My final research expedition was a roundup of handy hotels near the Caracas airport and a wild ride through the cargo port. The previous edition of the South America guidebook mentioned that savvy budget travelers could hitch a ride to Los Roques on one of the small supply ships that occasionally leave from the docks. Being prone to seasickness, the mere thought of a 12-hour shake-and-bake in a tiny boat made me queasy, but I dutifully chartered a taxi to investigate this extreme travel tidbit.

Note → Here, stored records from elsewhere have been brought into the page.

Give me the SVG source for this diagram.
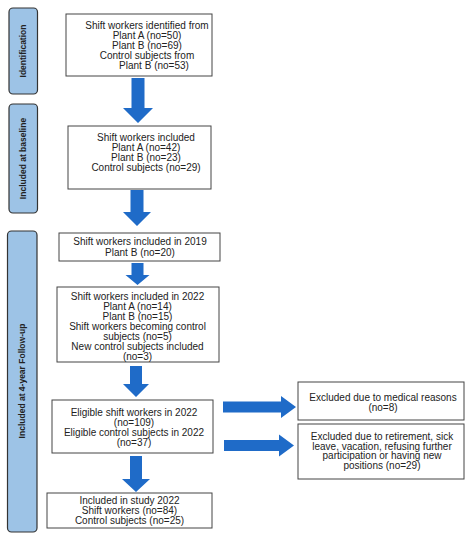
<svg xmlns="http://www.w3.org/2000/svg" width="470" height="536" viewBox="0 0 470 536">
<style>
.lbl{fill:#9DC3E6;stroke:#333;stroke-width:1.2}
.box{fill:#fff;stroke:#444;stroke-width:1}
.t{font-family:"Liberation Sans",Arial,sans-serif;font-size:10px;fill:#222;text-anchor:middle}
.lt{font-family:"Liberation Sans",Arial,sans-serif;font-size:8.5px;font-weight:bold;fill:#222;text-anchor:middle}
.arr{fill:#1F6BC8}
</style>
<rect width="470" height="536" fill="#fff"/>
<g id="label-identification">
<rect class="lbl" x="9" y="8" width="28.5" height="86" rx="4"/>
<text class="lt" transform="translate(26 51) rotate(-90)">Identification</text>
</g>
<g id="label-baseline">
<rect class="lbl" x="9" y="104" width="28.5" height="109" rx="4"/>
<text class="lt" transform="translate(26 158.5) rotate(-90)">Included at baseline</text>
</g>
<g id="label-followup">
<rect class="lbl" x="7.5" y="231" width="29.5" height="301" rx="4"/>
<text class="lt" transform="translate(25 381) rotate(-90)">Included at 4-year Follow-up</text>
</g>
<g id="box-identified">
<rect class="box" x="66" y="14" width="146" height="62"/>
<text class="t" x="147" y="28.5">Shift workers identified from</text>
<text class="t" x="147" y="38.5">Plant A (no=50)</text>
<text class="t" x="147" y="48.5">Plant B (no=69)</text>
<text class="t" x="147" y="59">Control subjects from</text>
<text class="t" x="154" y="69">Plant B (no=53)</text>
</g>
<g id="box-baseline">
<rect class="box" x="68" y="126" width="143" height="63"/>
<text class="t" x="146" y="140.5">Shift workers included</text>
<text class="t" x="146" y="151">Plant A (no=42)</text>
<text class="t" x="146" y="161">Plant B (no=23)</text>
<text class="t" x="146" y="171">Control subjects (no=29)</text>
</g>
<g id="box-2019">
<rect class="box" x="59" y="233" width="161" height="28"/>
<text class="t" x="140" y="245">Shift workers included in 2019</text>
<text class="t" x="140" y="255.5">Plant B (no=20)</text>
</g>
<g id="box-2022">
<rect class="box" x="57" y="287" width="162" height="75"/>
<text class="t" x="137.5" y="300">Shift workers included in 2022</text>
<text class="t" x="137.5" y="310">Plant A (no=14)</text>
<text class="t" x="137.5" y="320">Plant B (no=15)</text>
<text class="t" x="137.5" y="330">Shift workers becoming control</text>
<text class="t" x="137.5" y="340">subjects (no=5)</text>
<text class="t" x="137.5" y="350">New control subjects included</text>
<text class="t" x="137.5" y="359.5">(no=3)</text>
</g>
<g id="box-eligible">
<rect class="box" x="52" y="400" width="161" height="53"/>
<text class="t" x="134" y="415.5">Eligible shift workers in 2022</text>
<text class="t" x="134" y="425.5">(no=109)</text>
<text class="t" x="134" y="435.5">Eligible control subjects in 2022</text>
<text class="t" x="134" y="445.5">(no=37)</text>
</g>
<g id="box-included">
<rect class="box" x="47" y="493" width="165" height="35"/>
<text class="t" x="129.5" y="503.5">Included in study 2022</text>
<text class="t" x="129.5" y="513.5">Shift workers (no=84)</text>
<text class="t" x="129.5" y="523.5">Control subjects (no=25)</text>
</g>
<g id="box-excluded-medical">
<rect class="box" x="298" y="382" width="166" height="38"/>
<text class="t" x="383" y="400.5">Excluded due to medical reasons</text>
<text class="t" x="383" y="410.5">(no=8)</text>
</g>
<g id="box-excluded-other">
<rect class="box" x="298" y="424" width="166" height="55"/>
<text class="t" x="382" y="440">Excluded due to retirement, sick</text>
<text class="t" x="382" y="449.5">leave, vacation, refusing further</text>
<text class="t" x="382" y="459">participation or having new</text>
<text class="t" x="382" y="468.5">positions (no=29)</text>
</g>
<g id="connectors">
<polygon class="arr" points="131.5,78 144.5,78 144.5,108 153,108 138,123 123,108 131.5,108"/>
<polygon class="arr" points="130.5,190 143.5,190 143.5,212 151,212 137,226 123,212 130.5,212"/>
<polygon class="arr" points="131.5,263 143.5,263 143.5,275 149.5,275 137.5,285 125.5,275 131.5,275"/>
<polygon class="arr" points="130,366 142,366 142,384 149,384 136,397 123,384 130,384"/>
<polygon class="arr" points="130,456 142,456 142,479 150,479 136,492 122,479 130,479"/>
<polygon class="arr" points="223,401.5 281,401.5 281,396 296,407 281,418 281,412.5 223,412.5"/>
<polygon class="arr" points="224,440 279,440 279,434.5 294,445.5 279,456.5 279,451 224,451"/>
</g>
</svg>
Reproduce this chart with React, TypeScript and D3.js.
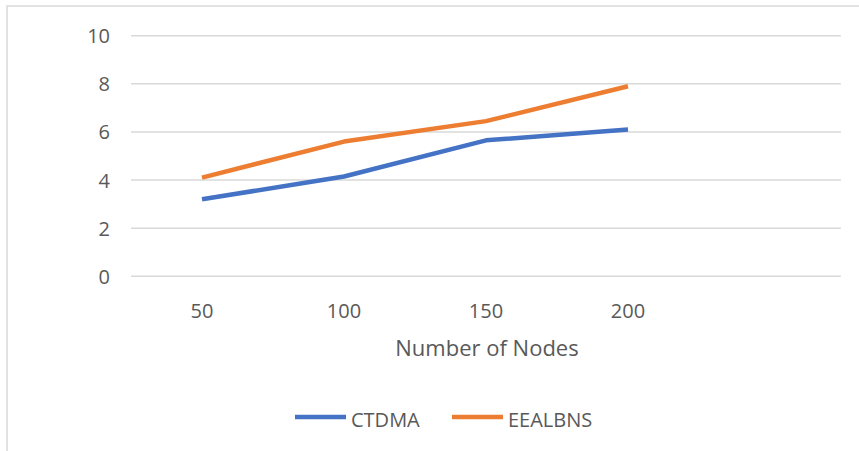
import React from "react";
import * as d3 from "d3";

const categories = ["50", "100", "150", "200", ""];
const ctdma = [3.2, 4.15, 5.65, 6.1];
const eealbns = [4.1, 5.6, 6.45, 7.9];
const yTicks = [0, 2, 4, 6, 8, 10];
const seriesNames = ["CTDMA", "EEALBNS"];
const seriesColors = ["#4472C4", "#ED7D31"];
const xTitle = "Number of Nodes";

const W = 859;
const H = 451;
const FONT = "'Open Sans', sans-serif";

export default function App() {
  const x = d3.scaleBand<string>().domain(categories).range([131, 841]);
  const y = d3.scaleLinear().domain([0, 10]).range([276.3, 35.7]);
  const cx = (c: string) => (x(c) ?? 0) + x.bandwidth() / 2;
  const line = d3
    .line<number>()
    .x((_, i) => cx(categories[i]))
    .y((d) => y(d));
  const series = [ctdma, eealbns];

  return (
    <svg
      width={W}
      height={H}
      style={{ position: "absolute", left: 0, top: 0, background: "#fff" }}
      fontFamily={FONT}
    >
      <rect x={7} y={6} width={W} height={H} fill="#fff" stroke="#d9d9d9" strokeWidth={1.5} />
      {yTicks.map((t) => (
        <g key={t}>
          <line x1={131} x2={841} y1={y(t)} y2={y(t)} stroke="#d9d9d9" strokeWidth={1.5} />
          <text
            x={110}
            y={y(t)}
            textAnchor="end"
            dominantBaseline="central"
            fontSize={20}
            fill="#595959"
          >
            {t}
          </text>
        </g>
      ))}
      {categories
        .filter((c) => c !== "")
        .map((c) => (
          <text
            key={c}
            x={cx(c)}
            y={310}
            textAnchor="middle"
            dominantBaseline="central"
            fontSize={20}
            fill="#595959"
          >
            {c}
          </text>
        ))}
      <text
        x={487}
        y={347}
        textAnchor="middle"
        dominantBaseline="central"
        fontSize={22}
        fill="#595959"
      >
        {xTitle}
      </text>
      {series.map((s, i) => (
        <path
          key={i}
          d={line(s) ?? ""}
          fill="none"
          stroke={seriesColors[i]}
          strokeWidth={4.5}
          strokeLinejoin="round"
        />
      ))}
      {seriesNames.map((n, i) => {
        const lx = [295, 452][i];
        return (
          <g key={n}>
            <line x1={lx} x2={lx + 51} y1={417} y2={417} stroke={seriesColors[i]} strokeWidth={4.5} />
            <text
              x={lx + 56}
              y={419}
              dominantBaseline="central"
              fontSize={20}
              fill="#595959"
            >
              {n}
            </text>
          </g>
        );
      })}
    </svg>
  );
}
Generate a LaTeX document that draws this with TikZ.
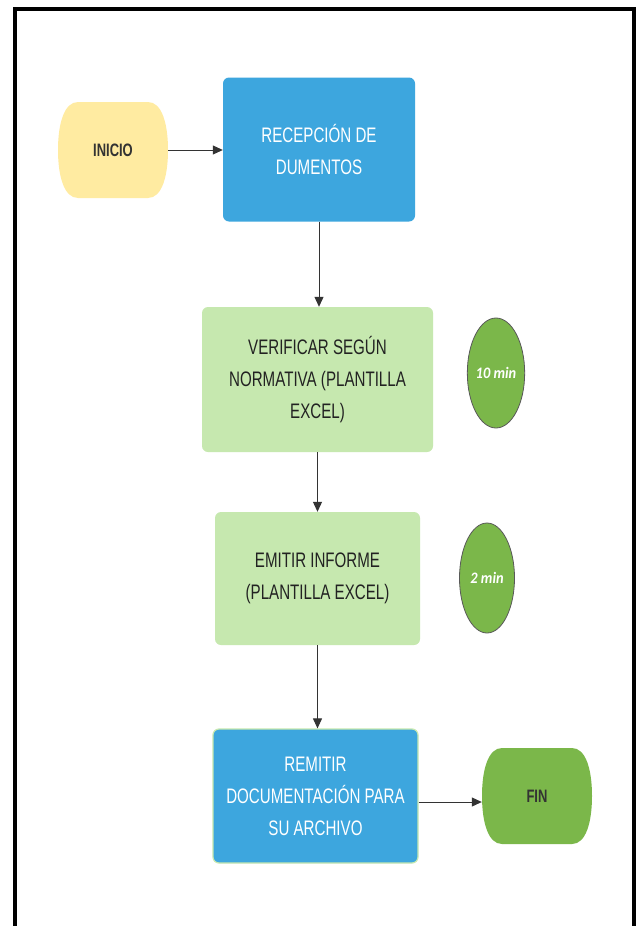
\documentclass[tikz,border=0pt]{standalone}
\usepackage{fontspec}
\setmainfont{Liberation Sans}[FakeStretch=0.72]
\newfontfamily\minfont{Carlito}[FakeStretch=0.9]
\usetikzlibrary{shapes.geometric,arrows.meta}
\definecolor{cBlue}{HTML}{3DA6DE}
\definecolor{cLightGreen}{HTML}{C6E8AF}
\definecolor{cYellow}{HTML}{FFEBA1}
\definecolor{cGreen}{HTML}{7BB74A}
\definecolor{cArrow}{HTML}{333333}
\definecolor{cDark}{HTML}{222222}
\begin{document}
\begin{tikzpicture}[x=1pt,y=-1pt,
  proc/.style={rectangle, rounded corners=6pt, inner sep=0pt, align=center,
    font=\fontsize{21}{32}\selectfont},
  blueproc/.style={proc, fill=cBlue, text=white},
  greenproc/.style={proc, fill=cLightGreen, text=cDark},
  termtext/.style={rectangle, inner sep=0pt, minimum width=110pt, minimum height=96pt,
    text=cArrow, font=\bfseries\fontsize{18}{20}\selectfont},
  dur/.style={ellipse, fill=cGreen, draw=black!65, line width=0.8pt,
    minimum width=55pt, minimum height=110pt, inner sep=0pt, text=white,
    font=\minfont\bfseries\itshape\fontsize{16}{18}\selectfont},
  arr/.style={-{Triangle[length=10pt,width=9pt]}, draw=cArrow, line width=1pt},
  termpic/.pic={
    \fill[pic actions] (-35,-48) -- (35,-48)
      .. controls (49,-48) and (55,-26) .. (55,0)
      .. controls (55,26) and (49,48) .. (35,48) -- (-35,48)
      .. controls (-49,48) and (-55,26) .. (-55,0)
      .. controls (-55,-26) and (-49,-48) .. (-35,-48) -- cycle;
  }
]
\useasboundingbox (0,0) rectangle (643,926);
\fill[white] (0,0) rectangle (643,926);
\draw[line width=4pt] (14.5,935) -- (14.5,8.5) -- (633.5,8.5) -- (633.5,935);

% terminators
\pic[fill=cYellow] at (113,150) {termpic};
\node[termtext] (ini) at (113,150) {INICIO};
\pic[fill=cGreen] at (537,796) {termpic};
\node[termtext] (fin) at (537,796) {FIN};

% process boxes
\node[blueproc, minimum width=192pt, minimum height=144pt] (rec) at (319,149.5)
  {RECEPCIÓN DE\\DUMENTOS};
\node[greenproc, minimum width=231pt, minimum height=145pt] (ver) at (317.5,379.5)
  {VERIFICAR SEGÚN\\NORMATIVA (PLANTILLA\\EXCEL)};
\node[greenproc, minimum width=205pt, minimum height=133pt] (emi) at (317.5,578.5)
  {EMITIR INFORME\\(PLANTILLA EXCEL)};
\node[blueproc, draw=cLightGreen, line width=1.2pt, minimum width=205pt, minimum height=134pt] (rem) at (315.5,796)
  {REMITIR\\DOCUMENTACIÓN PARA\\SU ARCHIVO};

% durations
\node[dur] (t1) at (496,373) {10 min};
\node[dur] (t2) at (487,578) {2 min};

% connectors
\draw[arr] (ini.east) -- (ini.east -| rec.west);
\draw[arr] (rec.south) -- (rec.south |- ver.north);
\draw[arr] (ver.south) -- (ver.south |- emi.north);
\draw[arr] (emi.south) -- (emi.south |- rem.north);
\draw[arr] ([yshift=-6pt]rem.east) -- ([yshift=-6pt]rem.east -| fin.west);
\end{tikzpicture}
\end{document}
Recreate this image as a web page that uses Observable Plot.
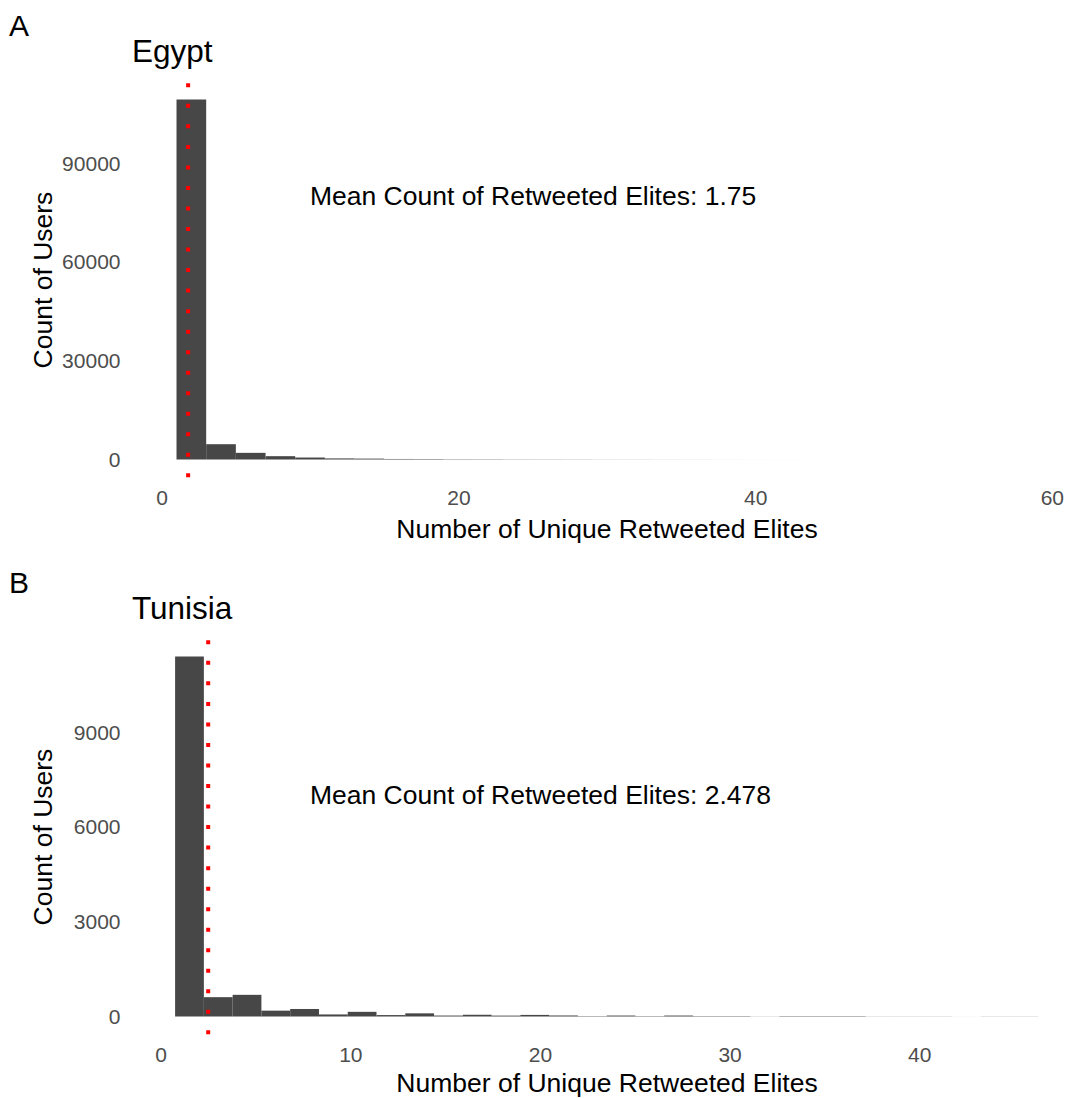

Besides the stacks of containers, the Bay Area ports I know have nothing in common with the mayhem of La Guaira, Venezuela's principal shipping dock. In La Guaira, monster cranes with wheels that dwarf cars tear through impossibly narrow corridors of freight containers, hoisting boxcars into the sky and tossing them onto others. The cranes scramble in all directions without warning, and unlike everyday buses, there's no supersonic beep-beep-beep when they reverse, and no spotter to made sure that car and truck traffic doesn't get squashed underneath.
At one point, my cabbie dodged around a wall and we were suddenly face-to-face with a gargantuan wheeled apparatus barreling at us with its pinchers grasping a multi-ton rectangular building block. I exclaimed a number of unprintable things, but the driver thought the most hysterical was "ohmigod," which he repeated with excellent English pronunciation. As the container cast a shadow on our car, I convinced him to back up so I wouldn't have a heart attack imagining the crane losing its grip and watching the container topple and crush us.
OHMIGOD, this place is crazy! Don't people ever get hurt here?
Ohmigod! Ohmigod! Giggle. Sure, all the time.